*WHAT YOU WILL DO:*
Print only the lines from the top of the data through the line with "CartesianGrid, XAxis, YAxis", both included, skipping every picture.

*PROVIDED MATERIAL:*
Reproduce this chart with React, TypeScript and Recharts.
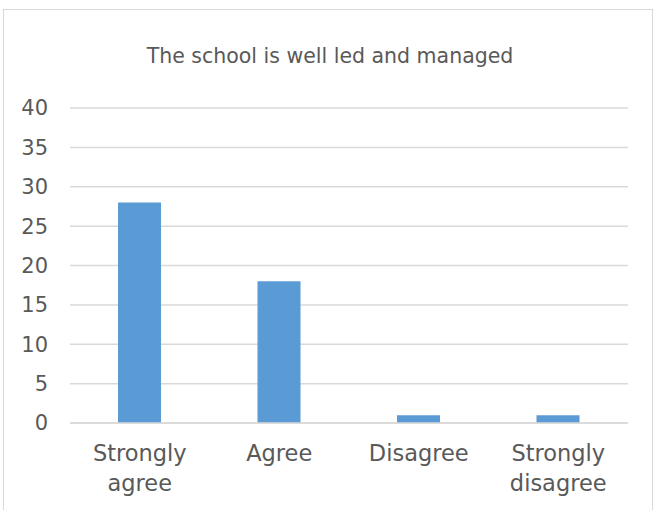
import { Bar, BarChart, CartesianGrid, XAxis, YAxis } from "recharts";

const categories = ["Strongly agree", "Agree", "Disagree", "Strongly disagree"];
const responses = [28, 18, 1, 1];
const yTicks = [0, 5, 10, 15, 20, 25, 30, 35, 40];
const title = "The school is well led and managed";

const FONT = "'DejaVu Sans', sans-serif";
const TEXT = "#595959";

const data = categories.map((c, i) => ({ name: c, value: responses[i] }));

// wraps two-word labels the way the original chart does
function CategoryTick(props: any) {
  const { x, y, payload } = props;
  const words = String(payload.value).split(" ");
  const lines = words.length > 1 ? [words[0], words.slice(1).join(" ")] : words;
  return (
    <text
      x={x}
      y={y}
      textAnchor="middle"
      fill={TEXT}
      fontSize={22.5}
      fontFamily={FONT}
    >
      {lines.map((l, i) => (
        <tspan key={i} x={x} dy={i === 0 ? 30 : 30}>
          {l}
        </tspan>
      ))}
    </text>
  );
}

export default function App() {
  return (
    <div
      style={{
        position: "fixed",
        left: 0,
        top: 0,
        width: 660,
        height: 510,
        overflow: "hidden",
        background: "#ffffff",
      }}
    >
      <div
        style={{
          position: "absolute",
          left: 3,
          top: 9,
          width: 648,
          height: 560,
          border: "1px solid #d9d9d9",
        }}
      />
      <div
        style={{
          position: "absolute",
          left: 0,
          top: 44,
          width: 660,
          textAlign: "center",
          fontFamily: FONT,
          fontSize: 20.5,
          color: TEXT,
        }}
      >
        {title}
      </div>
      <div style={{ position: "absolute", left: 0, top: 0 }}>
        <BarChart
          width={660}
          height={510}
          data={data}
          margin={{ top: 108, right: 32, left: 10, bottom: 27 }}
        >
          <CartesianGrid vertical={false} stroke="#d9d9d9" strokeWidth={1.5} />
          <XAxis
            dataKey="name"
            axisLine={{ stroke: "#d9d9d9", strokeWidth: 1.5 }}
            tickLine={false}
            height={60}
            interval={0}
            tick={<CategoryTick />}
          />
          <YAxis
            width={60}
            domain={[0, 40]}
            ticks={yTicks}
            axisLine={false}
            tickLine={false}
            tickSize={0}
            tickMargin={22}
            tick={{ fill: TEXT, fontSize: 21, fontFamily: FONT }}
          />
          <Bar
            dataKey="value"
            fill="#5b9bd5"
            barSize={43}
            isAnimationActive={false}
          />
        </BarChart>
      </div>
    </div>
  );
}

*FINISHED EXERCISE:*
Reproduce this chart with React, TypeScript and Recharts.
import { Bar, BarChart, CartesianGrid, XAxis, YAxis } from "recharts";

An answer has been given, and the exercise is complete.